Honoré d’Estienne d’Orves
Quand on a le panache d’un chevalier, comment acceptet- on le risque d’un destin obscur et sans gloire, d’une vie errante, entre faux papiers, espionnage et clandestinité ?
Quand, depuis la première heure de la défaite de 1940, on éprouve l’occupation nazie comme une oppression, comme un scandale pour lequel on est prêt à affronter la prison, la torture et la mort, par quel mystère surmontet- on son ardeur patriotique jusqu’à se choisir pour ultime confident un aumônier allemand ?

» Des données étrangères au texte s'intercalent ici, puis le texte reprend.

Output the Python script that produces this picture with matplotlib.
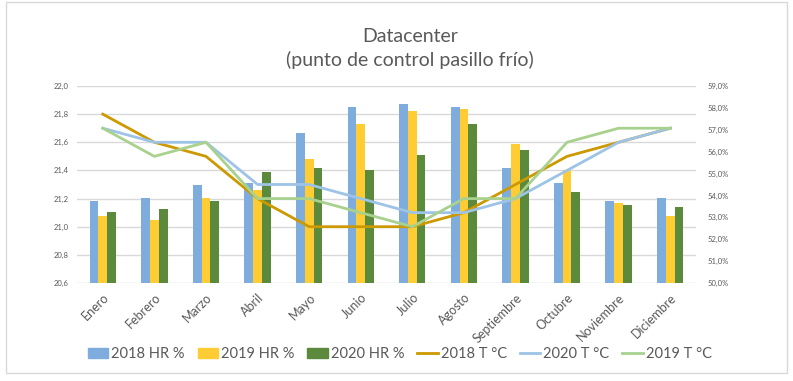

Éclaircir ces paradoxes qui ont nourri la légende d’Honoré d’Estienne d’Orves (X 1921), telle est la belle ambition d’Étienne de Montety (journaliste). Grâce à de nombreuses sources familiales, il brosse le portrait d’un enfant né avec le siècle en 1901, aussi doué pour les études scientifiques que curieux de découvrir le monde après sa sortie de Polytechnique, mais hanté, déjà, par le traumatisme d’une guerre, celle de 14–18, qui façonne le patriotisme d’un adolescent de bonne famille.
Ce mélange détonant permet de comprendre, grâce également à des archives militaires inédites, l’attitude du marin pris dans la nasse d’Alexandrie à l’été 1940 par l’amirauté britannique. Le lieutenant de vaisseau d’Estienne d’Orves gagne Londres en septembre et se rallie au général de Gaulle. S’ouvrent alors trois mois d’une carrière météorique où il devient chef du Deuxième Bureau de la France libre, puis responsable d’un réseau d’espionnage avant d’être arrêté, en janvier 1941, sur dénonciation.
Et, tandis que Vichy s’agite pour le faire libérer, que les Allemands hésitent avant de l’exécuter le 29 août 1941, c’est en prison que d’Estienne d’Orves révèle, dans la foi et la méditation, l’ultime facette de sa personnalité et qu’il devient, pour la mémoire nationale, le héros “ qui croyait au ciel ”.